September 17, 2004
The expiration this week of a ten year ban on assault weapons has kicked up a debate on American crime rates and how to cut them.
Fighting crime has become a way of life for Americans. We build more prisons. We enact new tougher laws with mandatory sentencing. We hire more police, put gates around our communities, and install metal detectors in our schools. And we tell the unrepentant criminal, “Three strikes, you’re out.”
Many of us can remember a time when life in America was safer. In 1960 your risk of being a victim of crime in the United States was 1.89%, and of a violent crime 0.161%. In 1996 nearly forty years later, your risk of being a crime victim was 5.079%, and of a violent crime 0.634%.
The United States Crime Index Rates Per 100,000 Inhabitants went from 1,887.2 in 1960 to 5,897.8 in 1996. By 1996 the crime rate was 313% the 1960 crime rate. Crime in the United States accounts for more death, injuries and loss of property than all Natural Disasters combined.
It’s tempting to think of guns and gates and laws in an effort to protect ourselves and our families from crime. But there is a better way.
We each hold the key to the primary method of cutting crime. Rather than dealing with the aftermath of crime and relying on punishment to deter, this method cuts crime off at the very beginning where it starts, in the heart and soul of a young person who needs guidance to keep him or her on the path to success.
The method? The key? Our families and our fathers.
In his book Life Without Father David Popenoe explains another statistical trend that has followed the trend in crime through the past forty years:
The decline of fatherhood is one of the most basic, unexpected and extraordinary trends of our time.

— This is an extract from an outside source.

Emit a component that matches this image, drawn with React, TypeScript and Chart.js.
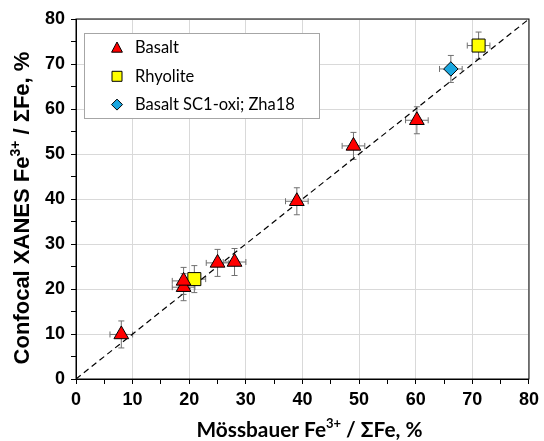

Its dimensions can be captured in a single statistic: In just three decades, between 1960 and 1990, the percentage of children living apart from their biological fathers more than doubled, from 17 percent to 36 percent. By the turn of the century, nearly 50 percent of American children may be going to sleep each evening without being able to say good night to their dads.
Why does this matter? The subject of families may seem a private matter that we should back away from when looking for the solutions to our crime problems and creating public policy. But Popenoe says otherwise.

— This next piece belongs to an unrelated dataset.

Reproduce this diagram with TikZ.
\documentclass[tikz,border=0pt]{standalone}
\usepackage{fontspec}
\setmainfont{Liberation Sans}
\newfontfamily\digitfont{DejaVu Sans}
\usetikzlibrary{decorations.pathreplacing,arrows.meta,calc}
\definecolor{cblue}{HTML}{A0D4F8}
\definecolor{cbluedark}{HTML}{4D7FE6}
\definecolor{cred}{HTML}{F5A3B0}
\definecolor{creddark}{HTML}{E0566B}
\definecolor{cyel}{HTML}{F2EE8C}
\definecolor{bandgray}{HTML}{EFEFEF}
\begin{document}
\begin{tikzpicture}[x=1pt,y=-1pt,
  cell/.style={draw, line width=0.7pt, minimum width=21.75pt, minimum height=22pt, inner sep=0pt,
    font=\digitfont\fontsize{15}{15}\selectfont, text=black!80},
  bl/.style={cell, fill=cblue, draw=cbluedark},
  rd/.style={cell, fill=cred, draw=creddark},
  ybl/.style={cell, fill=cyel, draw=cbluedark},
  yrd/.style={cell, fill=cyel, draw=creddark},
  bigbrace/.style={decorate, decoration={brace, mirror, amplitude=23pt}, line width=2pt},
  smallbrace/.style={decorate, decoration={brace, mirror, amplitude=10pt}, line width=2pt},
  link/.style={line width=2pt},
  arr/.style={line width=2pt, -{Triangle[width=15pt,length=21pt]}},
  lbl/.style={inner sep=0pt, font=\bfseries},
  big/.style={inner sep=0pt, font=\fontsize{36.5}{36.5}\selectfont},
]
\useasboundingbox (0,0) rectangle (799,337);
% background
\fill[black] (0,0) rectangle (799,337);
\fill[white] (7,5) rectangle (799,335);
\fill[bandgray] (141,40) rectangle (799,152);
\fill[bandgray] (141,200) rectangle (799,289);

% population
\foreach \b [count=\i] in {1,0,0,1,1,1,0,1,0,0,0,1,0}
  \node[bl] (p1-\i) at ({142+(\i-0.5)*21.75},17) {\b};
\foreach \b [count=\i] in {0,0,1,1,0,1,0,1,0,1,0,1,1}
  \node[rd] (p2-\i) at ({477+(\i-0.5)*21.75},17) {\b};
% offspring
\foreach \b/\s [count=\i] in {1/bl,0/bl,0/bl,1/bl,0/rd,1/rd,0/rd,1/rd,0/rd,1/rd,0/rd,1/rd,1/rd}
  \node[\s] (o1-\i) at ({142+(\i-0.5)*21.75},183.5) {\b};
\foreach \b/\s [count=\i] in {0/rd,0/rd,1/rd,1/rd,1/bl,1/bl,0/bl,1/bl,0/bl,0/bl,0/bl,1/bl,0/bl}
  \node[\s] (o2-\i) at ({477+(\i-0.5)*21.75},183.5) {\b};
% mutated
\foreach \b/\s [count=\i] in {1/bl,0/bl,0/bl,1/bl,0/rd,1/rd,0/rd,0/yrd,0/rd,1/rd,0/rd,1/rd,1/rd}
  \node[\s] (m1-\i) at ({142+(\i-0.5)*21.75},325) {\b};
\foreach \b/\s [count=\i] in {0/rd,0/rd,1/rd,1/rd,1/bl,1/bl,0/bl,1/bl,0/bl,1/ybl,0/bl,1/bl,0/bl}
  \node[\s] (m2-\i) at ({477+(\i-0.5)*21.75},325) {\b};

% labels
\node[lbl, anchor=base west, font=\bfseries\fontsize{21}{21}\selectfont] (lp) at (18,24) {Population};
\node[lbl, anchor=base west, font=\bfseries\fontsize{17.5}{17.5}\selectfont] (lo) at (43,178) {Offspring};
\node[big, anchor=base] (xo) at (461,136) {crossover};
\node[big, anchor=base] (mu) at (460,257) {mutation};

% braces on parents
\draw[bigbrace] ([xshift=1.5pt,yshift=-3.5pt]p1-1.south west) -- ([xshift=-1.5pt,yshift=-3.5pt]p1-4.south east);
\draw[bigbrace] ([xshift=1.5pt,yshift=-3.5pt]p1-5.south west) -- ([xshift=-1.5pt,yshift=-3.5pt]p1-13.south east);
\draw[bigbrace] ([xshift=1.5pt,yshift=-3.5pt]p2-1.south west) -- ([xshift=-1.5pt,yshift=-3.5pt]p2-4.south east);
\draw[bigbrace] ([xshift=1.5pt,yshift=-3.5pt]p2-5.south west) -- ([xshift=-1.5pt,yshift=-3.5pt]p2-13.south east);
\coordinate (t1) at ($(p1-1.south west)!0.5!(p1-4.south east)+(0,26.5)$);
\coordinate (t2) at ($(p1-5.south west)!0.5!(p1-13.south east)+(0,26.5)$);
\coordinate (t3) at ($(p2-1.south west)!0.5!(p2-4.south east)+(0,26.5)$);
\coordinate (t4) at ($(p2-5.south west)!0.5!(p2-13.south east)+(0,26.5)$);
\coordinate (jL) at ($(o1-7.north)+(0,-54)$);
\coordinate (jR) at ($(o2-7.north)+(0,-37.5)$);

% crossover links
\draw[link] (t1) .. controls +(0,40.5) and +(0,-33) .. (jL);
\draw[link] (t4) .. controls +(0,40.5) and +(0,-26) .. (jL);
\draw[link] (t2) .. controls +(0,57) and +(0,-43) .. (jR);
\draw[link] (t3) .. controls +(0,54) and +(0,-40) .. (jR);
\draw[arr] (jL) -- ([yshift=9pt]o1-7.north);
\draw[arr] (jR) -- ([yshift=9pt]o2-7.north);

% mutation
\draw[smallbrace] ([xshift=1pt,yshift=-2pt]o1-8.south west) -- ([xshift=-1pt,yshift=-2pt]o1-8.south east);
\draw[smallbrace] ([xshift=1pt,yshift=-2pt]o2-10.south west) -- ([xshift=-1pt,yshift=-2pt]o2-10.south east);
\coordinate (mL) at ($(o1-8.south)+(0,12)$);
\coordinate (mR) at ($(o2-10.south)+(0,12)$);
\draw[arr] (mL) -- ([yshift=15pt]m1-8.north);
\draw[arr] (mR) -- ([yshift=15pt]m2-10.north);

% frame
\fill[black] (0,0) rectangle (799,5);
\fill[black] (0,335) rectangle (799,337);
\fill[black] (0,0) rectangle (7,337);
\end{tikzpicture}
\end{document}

[T]he decline of fatherhood is a major force behind many of the most disturbing problems that plague American society: crime; premature sexuality and out-of-wedlock births to teenagers; deteriorating educational achievement; depression, substance abuse and alienation among adolescents; and the growing number of women and children in poverty.
What about the young people you know? Do you see their hearts aching for a strong and healthy relationship with their fathers? Do you see their eyes light up at the sight of dad in the audience at their band concert, of dad in the stands at their football games? Statistics speak to the issue. But our children and their hearts prove the truth. Dads count.

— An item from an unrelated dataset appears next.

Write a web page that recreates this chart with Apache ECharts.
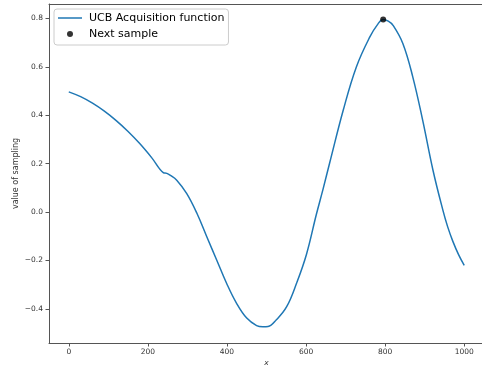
<!DOCTYPE html>
<html>
<head>
<meta charset="utf-8">
<script src="https://cdn.jsdelivr.net/npm/echarts@6/dist/echarts.min.js"></script>
<style>
  html, body { margin: 0; padding: 0; background: #fff; }
  #chart { width: 482px; height: 370px; }
</style>
</head>
<body>
<div id="chart"></div>
<script>
// UCB acquisition function sampled over x
const xs = [0, 30, 60, 90, 120, 150, 180, 210, 239, 248, 256, 273, 298, 324, 349, 374, 399, 424, 450, 475, 491, 504, 525, 551, 576, 601, 626, 643, 660, 694, 727, 761, 782, 795, 808, 820, 845, 870, 895, 921, 946, 958, 971, 986, 1000];
const ys = [0.497, 0.477, 0.450, 0.417, 0.378, 0.333, 0.282, 0.224, 0.163, 0.160, 0.153, 0.132, 0.077, -0.005, -0.102, -0.198, -0.294, -0.376, -0.438, -0.469, -0.474, -0.473, -0.445, -0.391, -0.294, -0.175, -0.010, 0.095, 0.205, 0.421, 0.599, 0.723, 0.778, 0.796, 0.789, 0.772, 0.696, 0.558, 0.379, 0.173, 0.008, -0.060, -0.120, -0.177, -0.220];

// Point chosen as the next sample (maximum of the acquisition function)
const nextX = [795];
const nextY = [0.796];

// Tick values
const xTicks = [0, 200, 400, 600, 800, 1000];
const yTicks = [-0.4, -0.2, 0.0, 0.2, 0.4, 0.6, 0.8];

const curve = xs.map((x, i) => [x, ys[i]]);
const nextPts = nextX.map((x, i) => [x, nextY[i]]);

const FONT = 'DejaVu Sans';
const minus = s => s.replace('-', '\u2212');
const SPINE = '#555';
const BLUE = '#1f77b4';

const chart = echarts.init(document.getElementById('chart'), null, { renderer: 'canvas' });
chart.setOption({
  animation: false,
  backgroundColor: '#ffffff',
  grid: {
    left: 49, top: 4, width: 435, height: 339,
    outerBoundsMode: 'none',
    containLabel: false,
    show: false
  },
  legend: {
    left: 54, top: 9,
    orient: 'vertical',
    itemWidth: 24, itemHeight: 12, itemGap: 4,
    padding: [3, 4, 5, 4],
    backgroundColor: 'rgba(255,255,255,0.8)',
    borderColor: '#cccccc', borderWidth: 1, borderRadius: 3,
    textStyle: { fontFamily: FONT, fontSize: 11, color: '#000', lineHeight: 12, padding: [0, 0, 0, 2] },
    data: [
      { name: 'UCB Acquisition function', icon: 'path://M0,0M24,12M0,5.25h24v1.5h-24z', itemStyle: { color: BLUE } },
      { name: 'Next sample', icon: 'path://M0,0M24,12M9,6a3,3 0 1,0 6,0a3,3 0 1,0 -6,0z' }
    ]
  },
  xAxis: [
    {
      type: 'value', min: -50, max: 1050, position: 'bottom',
      name: 'x', nameLocation: 'middle', nameGap: 16, nameMoveOverlap: false,
      nameTextStyle: { fontFamily: FONT, fontSize: 7.5, fontStyle: 'italic', color: '#333' },
      splitLine: { show: false },
      axisLine: { show: true, onZero: false, lineStyle: { color: SPINE, width: 1 } },
      axisTick: { show: true, inside: false, length: 3.5, lineStyle: { color: SPINE }, customValues: xTicks },
      axisLabel: {
        fontFamily: FONT, fontSize: 7.5, color: '#333', margin: 5,
        customValues: xTicks, formatter: v => minus(String(v))
      }
    },
    {
      // top spine only
      type: 'value', min: -50, max: 1050, position: 'top',
      splitLine: { show: false },
      axisLine: { show: true, onZero: false, lineStyle: { color: SPINE, width: 1 } },
      axisTick: { show: false },
      axisLabel: { show: false }
    }
  ],
  yAxis: {
    type: 'value', min: -0.541, max: 0.86,
    name: 'value of sampling', nameLocation: 'middle', nameGap: 29, nameRotate: 90,
    nameMoveOverlap: false,
    nameTextStyle: { fontFamily: FONT, fontSize: 8, color: '#333' },
    splitLine: { show: false },
    axisLine: { show: true, onZero: false, lineStyle: { color: SPINE, width: 1 } },
    axisTick: { show: true, inside: false, length: 3.5, lineStyle: { color: SPINE }, customValues: yTicks },
    axisLabel: {
      fontFamily: FONT, fontSize: 7.5, color: '#333', margin: 6,
      customValues: yTicks, formatter: v => minus(v.toFixed(1))
    }
  },
  series: [
    {
      name: 'UCB Acquisition function',
      type: 'line',
      data: curve,
      symbol: 'none',
      smooth: 0.4,
      lineStyle: { color: BLUE, width: 1.5 },
      itemStyle: { color: BLUE },
      z: 2
    },
    {
      name: 'Next sample',
      type: 'scatter',
      data: nextPts,
      symbol: 'circle',
      symbolSize: 6,
      itemStyle: { color: '#000000' },
      z: 3
    }
  ]
});
</script>
</body>
</html>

As we hear politicians talk tough on crime, we must listen for the cures they offer us. And at the top of their list, we need to expect a plan to strengthen families by helping mothers and fathers raise children inside of healthy marriages. This is good for children, good for parents and, most of all, good for America.
Cutting crime at the most basic level has less to do with subtracting guns and adding prisons. And it has everything to do with how we raise our children.
If we want children to walk away from a life of crime, we would do well to make sure our fathers are leading the way.